When I came out of the shower I saw my buddy sitting on a wooden bench right in front of me, with an inflatable mattress on his lap. Many thoughts crossed my mind while I was trying to make sense of what I was seeing. Did he want to go to the beach that early? It wasn’t that hot … what was he doing with that inflatable mattress and why could he not wait for me to get back? I wasn’t gone for that long …
My friend is a straight-guy, he doesn’t smoke the funny stuff; no monkey-business, unless you give him three beers – then, he can eat a moth the size of your palm for five bucks … or just dare him. That morning though, he was sleeping when I left and he didn’t look drunk so, when I asked him what in the world he was doing sitting in front of the shower in his boxers, a T-shirt and with the inflatable mattress in his lap, he had to explain to me that he got woken-up by a mother bear and her cubs.

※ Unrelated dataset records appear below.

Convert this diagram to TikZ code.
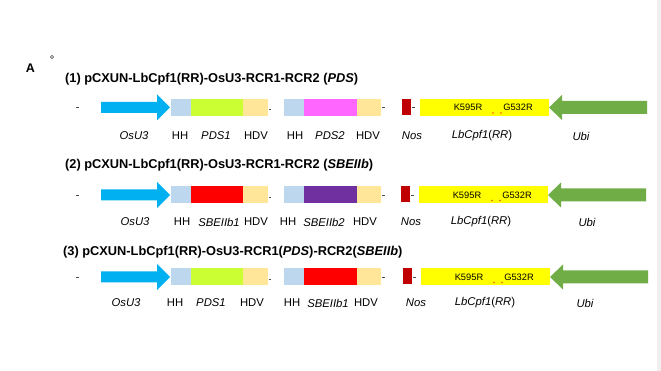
\documentclass[tikz,border=0pt]{standalone}
\usepackage{fontspec}
\setmainfont{Liberation Sans}
\definecolor{osublue}{HTML}{00B0F0}
\definecolor{hhc}{HTML}{BDD7EE}
\definecolor{pdsone}{HTML}{CCFF33}
\definecolor{hdvc}{HTML}{FFE699}
\definecolor{pdstwo}{HTML}{FF66FF}
\definecolor{sbeone}{HTML}{FF0000}
\definecolor{sbetwo}{HTML}{7030A0}
\definecolor{nosc}{HTML}{C00000}
\definecolor{yel}{HTML}{FFFF00}
\definecolor{ubig}{HTML}{70AD47}
\definecolor{dotc}{HTML}{FF5000}
\tikzset{
  ttl/.style={font=\fontsize{12.8}{15}\selectfont\bfseries, anchor=west, inner sep=0},
  lab/.style={font=\fontsize{11.3}{13}\selectfont, inner sep=0},
  ilab/.style={font=\fontsize{11.3}{13}\selectfont\itshape, inner sep=0},
  mut/.style={font=\fontsize{9.3}{11}\selectfont, inner sep=0},
  tick/.style={draw=black!70, line width=0.7pt},
}
\newcommand\construct[5]{%
  \begin{scope}[shift={(0,#1)}]
    \draw[tick] (76,0) -- (79,0);
    \fill[osublue] (101,-5.5) -- (157,-5.5) -- (157,-13) -- (170,0) -- (157,13) -- (157,5.5) -- (101,5.5) -- cycle;
    \fill[hhc] (171,-8.5) rectangle (191,8.5);
    \fill[#3] (191,-8.5) rectangle (243,8.5);
    \fill[hdvc] (243,-8.5) rectangle (268,8.5);
    \draw[tick] (269,2) -- (271,2);
    \fill[hhc] (284,-8.5) rectangle (304,8.5);
    \fill[#4] (304,-8.5) rectangle (357,8.5);
    \fill[hdvc] (357,-8.5) rectangle (381,8.5);
    \draw[tick] (382,0) -- (385,0);
    \begin{scope}[shift={(#5,0)}]
      \fill[nosc] (402,-8.5) rectangle (411,7.5);
      \draw[tick] (412,0) -- (415,0);
      \fill[yel] (420,-8.5) rectangle (549,8.5);
      \node[mut] (k#2) at (468,0) {K595R};
      \node[mut] (g#2) at (518,0) {G532R};
      \fill[dotc] (493,5.5) circle (0.8);
      \fill[dotc] (501,5.5) circle (0.8);
      \fill[ubig] (647,-6.5) -- (562,-6.5) -- (562,-12.5) -- (549,0) -- (562,12.5) -- (562,6.5) -- (647,6.5) -- cycle;
    \end{scope}
  \end{scope}}
\begin{document}
\begin{tikzpicture}[x=1pt,y=-1pt]
\useasboundingbox (0,0) rectangle (661,371);
\fill[white] (0,0) rectangle (661,371);
\fill[black!6] (657,0) rectangle (661,371);
\node[font=\fontsize{12.5}{14}\selectfont\bfseries, inner sep=0] (A) at (30.5,68.5) {A};
\draw[black!60, line width=0.6pt] (52,57) circle (1.6);

% Row 1
\node[ttl] (t1) at (65,79) {(1) pCXUN-LbCpf1(RR)-OsU3-RCR1-RCR2 (\textit{PDS})};
\construct{107.5}{a}{pdsone}{pdstwo}{0}
\node[ilab] (a1) at (134,136) {OsU3};
\node[lab]  (a2) at (180,136) {HH};
\node[ilab] (a3) at (216,136) {PDS1};
\node[lab]  (a4) at (256,136) {HDV};
\node[lab]  (a5) at (295,136) {HH};
\node[ilab] (a6) at (330,136) {PDS2};
\node[lab]  (a7) at (368,136) {HDV};
\node[ilab] (a8) at (412,136) {Nos};
\node[lab]  (a9) at (482,136) {\textit{LbCpf1}(\textit{RR})};
\node[ilab] (a10) at (581,136) {Ubi};

% Row 2
\node[ttl] (t2) at (65,165) {(2) pCXUN-LbCpf1(RR)-OsU3-RCR1-RCR2 (\textit{SBEIIb})};
\construct{195}{b}{sbeone}{sbetwo}{-1}
\node[ilab] (b1) at (135,222) {OsU3};
\node[lab]  (b2) at (182,222) {HH};
\node[ilab] (b3) at (219,222) {SBEIIb1};
\node[lab]  (b4) at (256,222) {HDV};
\node[lab]  (b5) at (288,222) {HH};
\node[ilab] (b6) at (324,222) {SBEIIb2};
\node[lab]  (b7) at (365,222) {HDV};
\node[ilab] (b8) at (411,222) {Nos};
\node[lab]  (b9) at (481,222) {\textit{LbCpf1}(\textit{RR})};
\node[ilab] (b10) at (587,222) {Ubi};

% Row 3
\node[ttl] (t3) at (63,252) {(3) pCXUN-LbCpf1(RR)-OsU3-RCR1(\textit{PDS})-RCR2(\textit{SBEIIb})};
\construct{277}{c}{pdsone}{sbeone}{1}
\node[ilab] (c1) at (126,303) {OsU3};
\node[lab]  (c2) at (175,303) {HH};
\node[ilab] (c3) at (211,303) {PDS1};
\node[lab]  (c4) at (252,303) {HDV};
\node[lab]  (c5) at (292,303) {HH};
\node[ilab] (c6) at (328,303) {SBEIIb1};
\node[lab]  (c7) at (366,303) {HDV};
\node[ilab] (c8) at (416,303) {Nos};
\node[lab]  (c9) at (485,303) {\textit{LbCpf1}(\textit{RR})};
\node[ilab] (c10) at (585,303) {Ubi};
\end{tikzpicture}
\end{document}
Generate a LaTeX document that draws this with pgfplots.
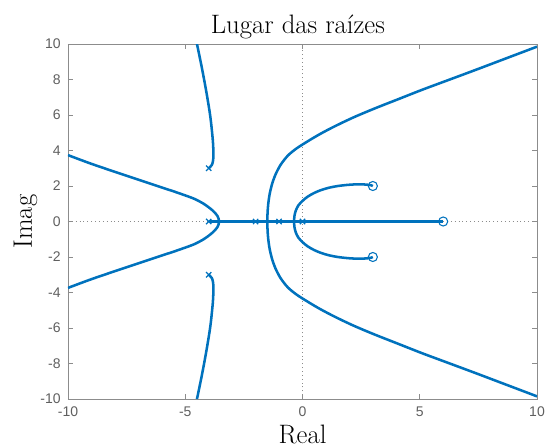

He said he heard some sniffing around the tent and thought it was raccoons so he hit the tent from the inside with his hand to make them go away. When they did not and the sniffing continued, frustrated he popped his head out only to see to one side of the tent a bear-mother and on the other side of the tent, three cubs. At this point, I am glad I have smart friends because he might have been turned to breakfast by the mother-bear.
He calmly got out of the tent, dragging his inflatable mattress along. He was talking, not screaming, slowly moving from the tent to the side of the camp site; not running or making any sudden and/or shaky movements. The vision of a bear is not the best. A man holding a mattress sideways may look like a big blob of moving “something” to a bear. We do not smell like food and we do not sound like food, when talking. If we do not seem aggressive or hostile, bears for the most part will just go on with their business as that mother ultimately did (with her cubs).
My buddy crossed a few camp-sites where everyone was still sleeping, figuring I had not gone too far and when he saw the car by the showers he just waited for me. Now, that is good thinking on his part. I am very glad he acted appropriately and I still have him in one piece to join me on further adventures. I might have gone back to sleep if I were him and just registered the sight of bears around the camp-site as a bad dream.